While your music isn’t jazz, there’s something about the structure of your songs that makes me think of that…

Elan Tamara: I think it’s probably the chords I use. I don’t really know much about chords! But I just play notes. I listen to a lot of gamelan, a lot of Steve Reich, John Adams and I think that kind of informs the way I play. There’s quite a plinky plonky kind of thing [laughs] – lots of moving notes. I’m quite into layering things up. I really love Brian Wilson, and I get that kind of atmosphere from him. He uses quite jazzy chords.

Kwes: Your voice floats quite freely over it as well.

Elan Tamara: I think that’s because I write the instrumental first. I don’t want to just do a bog-standard chord, I want to add lots of other notes.

Kwes: When I first heard her demos it just hit me in a really strange way. I can’t put my finger on what…like I’d heard something like this before but I hadn’t. I suppose that’s what makes music post-modern; it’s a distillation of so many different things.

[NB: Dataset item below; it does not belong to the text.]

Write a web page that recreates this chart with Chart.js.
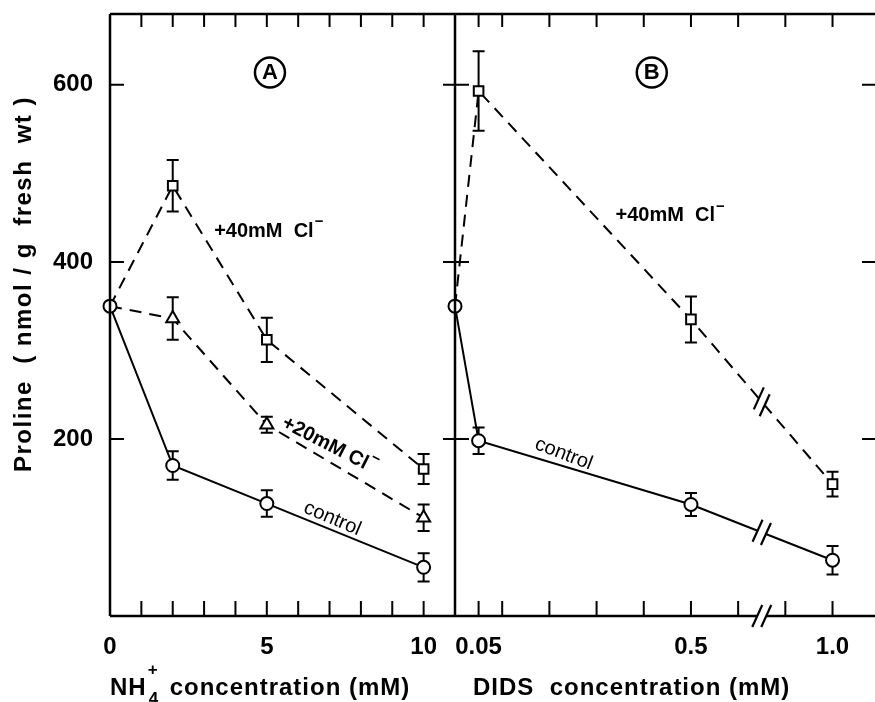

Elan Tamara: I think Kwes has helped me refine my music, make it come together.

How does it work with the two of you?

Kwes: Literally she’ll just write the song and I’ll produce it.

Elan Tamara: I’ll do a demo with a crappy drum beat and a piano part and vocals. Then I’ll teach the band, play it live then record it in the studio. Then Kwes will direct the band and be like, ‘play this like that’ rather than do something different to the live.

Kwes: Most of the time, I do things secretly afterwards. I take things out.

Elan Tamara: You don’t know what to expect until you get the song. He just gives it that big sound. I guess we’re kind of spontaneous.

What are your dreams with your music?

Elan Tamara: That’s a hard question. There’s so much you want to say but you don’t know. Obviously I want to be as successful as I can be. Do well. I want people to know who I am.

Elan Tamara ‘Shadows EP’ was released on Bokkle Records om Thursday 28th October 2010. She plays Shunt, London Bridge on Saturday 30 October.